The operational side of content management is eating up a big chunk of marketing professionals’ time and attention on core marketing and branding.
“50 percent of our respondents say they have more digital content than they can effectively manage, with 54 percent saying they spend more time on operational details of managing content.”
But what experience and methodologies do marketers bring to managing a professional content operation? Haven’t significant content projects traditionally been outsourced? Why would you expect the traditional content process for creating collateral, articles and presentations to scale to full-fledged content operations?
And if management of local operations is a challenge, what happens as this moves global, and as “decoupling and outsourcing” expands?
The report recommends: “As content volume grows every day, it is increasingly important for marketers to determine what the “right” amount is for their business.”
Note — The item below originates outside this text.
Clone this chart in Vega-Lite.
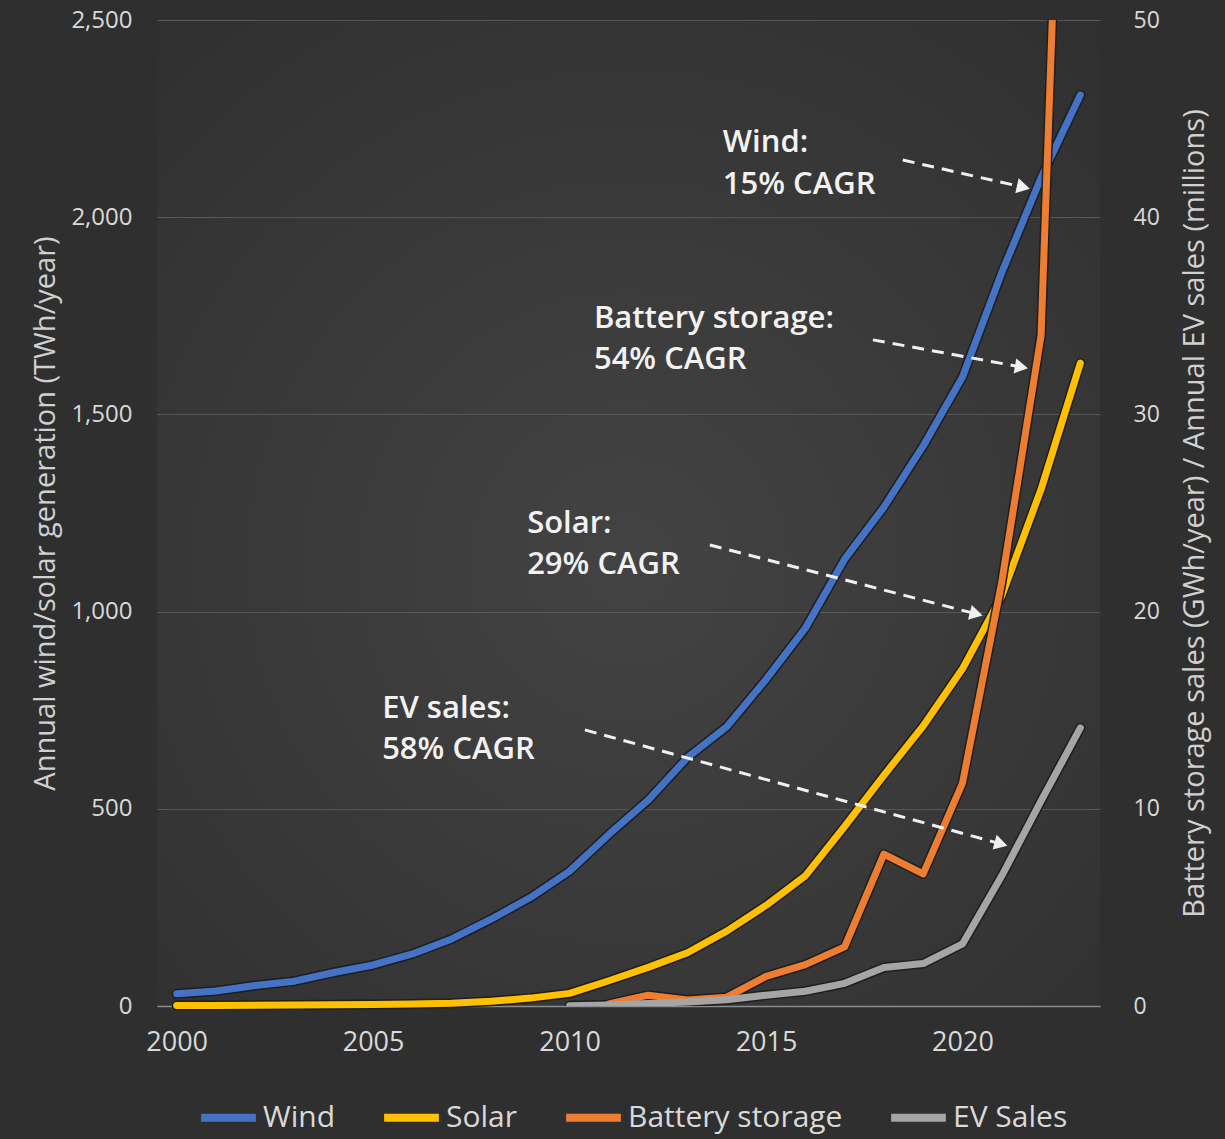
{
  "$schema": "https://vega.github.io/schema/vega-lite/v6.json",
  "width": 943,
  "height": 986,
  "autosize": {"type": "none"},
  "padding": {"left": 157, "top": 20, "right": 125, "bottom": 133},
  "background": "#2f2f2f",
  "config": {
    "font": "Open Sans",
    "view": {
      "stroke": null,
      "fill": {
        "gradient": "radial",
        "x1": 0.5, "y1": 0.55, "r1": 0,
        "x2": 0.5, "y2": 0.55, "r2": 0.75,
        "stops": [
          {"offset": 0, "color": "#434343"},
          {"offset": 1, "color": "#2f2f2f"}
        ]
      }
    },
    "axis": {
      "labelColor": "#d9d9d9",
      "titleColor": "#d0d0d0",
      "labelFont": "Open Sans",
      "titleFont": "Open Sans",
      "titleFontWeight": "normal",
      "ticks": false,
      "domain": false,
      "grid": false
    }
  },
  "datasets": {
    "series": [
      {"year": 2000, "series": "Wind", "value": 31},
      {"year": 2001, "series": "Wind", "value": 38},
      {"year": 2002, "series": "Wind", "value": 52},
      {"year": 2003, "series": "Wind", "value": 63},
      {"year": 2004, "series": "Wind", "value": 85},
      {"year": 2005, "series": "Wind", "value": 104},
      {"year": 2006, "series": "Wind", "value": 132},
      {"year": 2007, "series": "Wind", "value": 170},
      {"year": 2008, "series": "Wind", "value": 220},
      {"year": 2009, "series": "Wind", "value": 275},
      {"year": 2010, "series": "Wind", "value": 342},
      {"year": 2011, "series": "Wind", "value": 435},
      {"year": 2012, "series": "Wind", "value": 522},
      {"year": 2013, "series": "Wind", "value": 630},
      {"year": 2014, "series": "Wind", "value": 708},
      {"year": 2015, "series": "Wind", "value": 828},
      {"year": 2016, "series": "Wind", "value": 958},
      {"year": 2017, "series": "Wind", "value": 1133},
      {"year": 2018, "series": "Wind", "value": 1265},
      {"year": 2019, "series": "Wind", "value": 1420},
      {"year": 2020, "series": "Wind", "value": 1595},
      {"year": 2021, "series": "Wind", "value": 1860},
      {"year": 2022, "series": "Wind", "value": 2100},
      {"year": 2023, "series": "Wind", "value": 2310},
      {"year": 2000, "series": "Solar", "value": 1},
      {"year": 2001, "series": "Solar", "value": 1.5},
      {"year": 2002, "series": "Solar", "value": 2},
      {"year": 2003, "series": "Solar", "value": 2.5},
      {"year": 2004, "series": "Solar", "value": 3},
      {"year": 2005, "series": "Solar", "value": 4},
      {"year": 2006, "series": "Solar", "value": 5},
      {"year": 2007, "series": "Solar", "value": 7},
      {"year": 2008, "series": "Solar", "value": 12},
      {"year": 2009, "series": "Solar", "value": 20},
      {"year": 2010, "series": "Solar", "value": 32},
      {"year": 2011, "series": "Solar", "value": 64},
      {"year": 2012, "series": "Solar", "value": 98},
      {"year": 2013, "series": "Solar", "value": 135},
      {"year": 2014, "series": "Solar", "value": 190},
      {"year": 2015, "series": "Solar", "value": 255},
      {"year": 2016, "series": "Solar", "value": 330},
      {"year": 2017, "series": "Solar", "value": 455},
      {"year": 2018, "series": "Solar", "value": 585},
      {"year": 2019, "series": "Solar", "value": 710},
      {"year": 2020, "series": "Solar", "value": 855},
      {"year": 2021, "series": "Solar", "value": 1040},
      {"year": 2022, "series": "Solar", "value": 1310},
      {"year": 2023, "series": "Solar", "value": 1630},
      {"year": 2011, "series": "Battery storage", "value": 0.1},
      {"year": 2012, "series": "Battery storage", "value": 0.55},
      {"year": 2013, "series": "Battery storage", "value": 0.3},
      {"year": 2014, "series": "Battery storage", "value": 0.45},
      {"year": 2015, "series": "Battery storage", "value": 1.5},
      {"year": 2016, "series": "Battery storage", "value": 2.1},
      {"year": 2017, "series": "Battery storage", "value": 3.0},
      {"year": 2018, "series": "Battery storage", "value": 7.7},
      {"year": 2019, "series": "Battery storage", "value": 6.7},
      {"year": 2020, "series": "Battery storage", "value": 11.3},
      {"year": 2021, "series": "Battery storage", "value": 21.5},
      {"year": 2022, "series": "Battery storage", "value": 34},
      {"year": 2023, "series": "Battery storage", "value": 90},
      {"year": 2010, "series": "EV Sales", "value": 0.01},
      {"year": 2011, "series": "EV Sales", "value": 0.05},
      {"year": 2012, "series": "EV Sales", "value": 0.13},
      {"year": 2013, "series": "EV Sales", "value": 0.2},
      {"year": 2014, "series": "EV Sales", "value": 0.32},
      {"year": 2015, "series": "EV Sales", "value": 0.55},
      {"year": 2016, "series": "EV Sales", "value": 0.75},
      {"year": 2017, "series": "EV Sales", "value": 1.15},
      {"year": 2018, "series": "EV Sales", "value": 1.95},
      {"year": 2019, "series": "EV Sales", "value": 2.15},
      {"year": 2020, "series": "EV Sales", "value": 3.15},
      {"year": 2021, "series": "EV Sales", "value": 6.6},
      {"year": 2022, "series": "EV Sales", "value": 10.4},
      {"year": 2023, "series": "EV Sales", "value": 14.1}
    ],
    "notes": [
      {"year": 2013.9, "value": 2188, "label": "Wind:"},
      {"year": 2013.9, "value": 2082, "label": "15% CAGR"},
      {"year": 2010.62, "value": 1743, "label": "Battery storage:"},
      {"year": 2010.62, "value": 1639, "label": "54% CAGR"},
      {"year": 2008.92, "value": 1222, "label": "Solar:"},
      {"year": 2008.92, "value": 1118, "label": "29% CAGR"},
      {"year": 2005.23, "value": 754, "label": "EV sales:"},
      {"year": 2005.23, "value": 650, "label": "58% CAGR"}
    ],
    "arrows": [
      {"name": "wind", "year": 2018.48, "value": 2145, "year2": 2021.55, "value2": 2076},
      {"name": "battery", "year": 2017.72, "value": 1689, "year2": 2021.5, "value2": 1620},
      {"name": "solar", "year": 2013.57, "value": 1169, "year2": 2020.35, "value2": 994},
      {"name": "ev", "year": 2010.39, "value": 700, "year2": 2020.98, "value2": 411}
    ]
  },
  "encoding": {
    "x": {
      "field": "year",
      "type": "quantitative",
      "scale": {"domain": [1999.5, 2023.5], "nice": false, "zero": false},
      "axis": {
        "values": [2000, 2005, 2010, 2015, 2020],
        "format": "d",
        "labelFontSize": 27,
        "labelPadding": 23,
        "domain": true,
        "domainColor": "#8c8c8c",
        "domainWidth": 1.5,
        "title": null,
        "grid": false
      }
    }
  },
  "layer": [
    {
      "data": {"name": "series"},
      "transform": [{"filter": {"field": "series", "oneOf": ["Wind", "Solar"]}}],
      "encoding": {
        "y": {
          "field": "value",
          "type": "quantitative",
          "scale": {"domain": [0, 2500], "nice": false},
          "axis": {
            "values": [0, 500, 1000, 1500, 2000, 2500],
            "format": ",d",
            "grid": true,
            "gridColor": "#575757",
            "gridWidth": 1,
            "labelFontSize": 24,
            "labelPadding": 25,
            "title": "Annual wind/solar generation (TWh/year)",
            "titleFontSize": 29,
            "titlePadding": 10
          }
        }
      },
      "layer": [
        {
          "mark": {"type": "line", "stroke": "#1e1e1e", "strokeWidth": 10, "strokeJoin": "round", "strokeCap": "round"},
          "encoding": {"detail": {"field": "series"}}
        },
        {
          "mark": {"type": "line", "strokeWidth": 7, "strokeJoin": "round", "strokeCap": "round"},
          "encoding": {
            "color": {
              "field": "series",
              "type": "nominal",
              "scale": {
                "domain": ["Wind", "Solar", "Battery storage", "EV Sales"],
                "range": ["#4472C4", "#FFC000", "#ED7D31", "#A5A5A5"]
              },
              "legend": {
                "title": null,
                "orient": "none",
                "legendX": 40,
                "legendY": 1066,
                "direction": "horizontal",
                "symbolType": "stroke",
                "symbolStrokeWidth": 8,
                "symbolSize": 3000,
                "labelFontSize": 30,
                "labelColor": "#d9d9d9",
                "labelFont": "Open Sans",
                "labelOffset": 3,
                "columnPadding": 32,
                "labelLimit": 400
              }
            }
          }
        }
      ]
    },
    {
      "data": {"name": "series"},
      "transform": [{"filter": {"field": "series", "oneOf": ["Battery storage", "EV Sales"]}}],
      "encoding": {
        "y": {
          "field": "value",
          "type": "quantitative",
          "scale": {"domain": [0, 50], "nice": false},
          "axis": {
            "orient": "right",
            "values": [0, 10, 20, 30, 40, 50],
            "grid": false,
            "labelFontSize": 23,
            "labelPadding": 33,
            "title": "Battery storage sales (GWh/year) / Annual EV sales (millions)",
            "titleFontSize": 29,
            "titleAngle": 270,
            "titlePadding": 50
          }
        }
      },
      "layer": [
        {
          "mark": {"type": "line", "stroke": "#1e1e1e", "strokeWidth": 10, "strokeJoin": "round", "strokeCap": "round", "clip": true},
          "encoding": {"detail": {"field": "series"}}
        },
        {
          "mark": {"type": "line", "strokeWidth": 7, "strokeJoin": "round", "strokeCap": "round", "clip": true},
          "encoding": {
            "color": {"field": "series", "type": "nominal"}
          }
        }
      ]
    },
    {
      "encoding": {
        "y": {
          "field": "value",
          "type": "quantitative",
          "scale": {"domain": [0, 2500], "nice": false},
          "axis": null
        }
      },
      "layer": [
        {
          "data": {"name": "notes"},
          "mark": {"type": "text", "align": "left", "baseline": "middle", "fontSize": 31, "fontWeight": 600, "color": "#f2f2f2", "font": "Open Sans"},
          "encoding": {"text": {"field": "label"}}
        },
        {
          "data": {"name": "arrows"},
          "mark": {"type": "rule", "color": "#f0f0f0", "strokeWidth": 3, "strokeDash": [12, 8]},
          "encoding": {"x2": {"field": "year2"}, "y2": {"field": "value2"}}
        },
        {
          "data": {"name": "arrows"},
          "transform": [{"filter": "datum.name == 'wind'"}],
          "mark": {"type": "point", "shape": "triangle-right", "filled": true, "color": "#f0f0f0", "opacity": 1, "size": 230, "angle": 13},
          "encoding": {"x": {"field": "year2", "type": "quantitative"}, "y": {"field": "value2", "type": "quantitative"}}
        },
        {
          "data": {"name": "arrows"},
          "transform": [{"filter": "datum.name == 'battery'"}],
          "mark": {"type": "point", "shape": "triangle-right", "filled": true, "color": "#f0f0f0", "opacity": 1, "size": 230, "angle": 10},
          "encoding": {"x": {"field": "year2", "type": "quantitative"}, "y": {"field": "value2", "type": "quantitative"}}
        },
        {
          "data": {"name": "arrows"},
          "transform": [{"filter": "datum.name == 'solar'"}],
          "mark": {"type": "point", "shape": "triangle-right", "filled": true, "color": "#f0f0f0", "opacity": 1, "size": 230, "angle": 14.5},
          "encoding": {"x": {"field": "year2", "type": "quantitative"}, "y": {"field": "value2", "type": "quantitative"}}
        },
        {
          "data": {"name": "arrows"},
          "transform": [{"filter": "datum.name == 'ev'"}],
          "mark": {"type": "point", "shape": "triangle-right", "filled": true, "color": "#f0f0f0", "opacity": 1, "size": 230, "angle": 15.3},
          "encoding": {"x": {"field": "year2", "type": "quantitative"}, "y": {"field": "value2", "type": "quantitative"}}
        }
      ]
    }
  ],
  "resolve": {"scale": {"y": "independent"}}
}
Which raises many questions such as:
- Where in the organization should you locate decisions to decide about what content to invest in, how and where to create them?
- How will you manage such a large and disparate production operation?
- How will you optimize investments in long-life, re-usable content assets?
- How will you govern standards and practices to insure quality, true asset development, re-use and operational efficiency?
This is why Accenture suggests,
“Companies must fine tune their content approach by identifying and evaluating any challenges with organizational structures, production and management processes, and content effectiveness.”
To do this, the report says, marketers recognize the need to “rethink content strategy,” and to “streamline day-to-day operations, but they are challenged with how to do it effectively.”
Execution is a critical part of strategy. If you can’t execute your strategy, you need a different strategy. Today, most companies have weak or missing business level content strategy. As dangerous, few are “identifying and evaluating” operational challenges. When you do, you will discover, as we have,
The traditional, project-oriented, creative craftsman approach to content production is outdated. It will not meet the many new content requirements of empowered buyers, and their digital channel and format preferences.
The traditional approach can’t efficiently support the content requirements of ALL customer engaging functions across the enterprise. It cannot scale without compromise.
Clearly, Accenture are targeting global, mega corporations. But the state of content in smaller companies exhibit the same challenges. And the same causes. In our view, the primary recommendations apply. For example, many companies experience the challenge of creating and deploying content for global use when revenues reach $50 million or less.
The strategic imperative of content applies to all who live and sell in this digital era.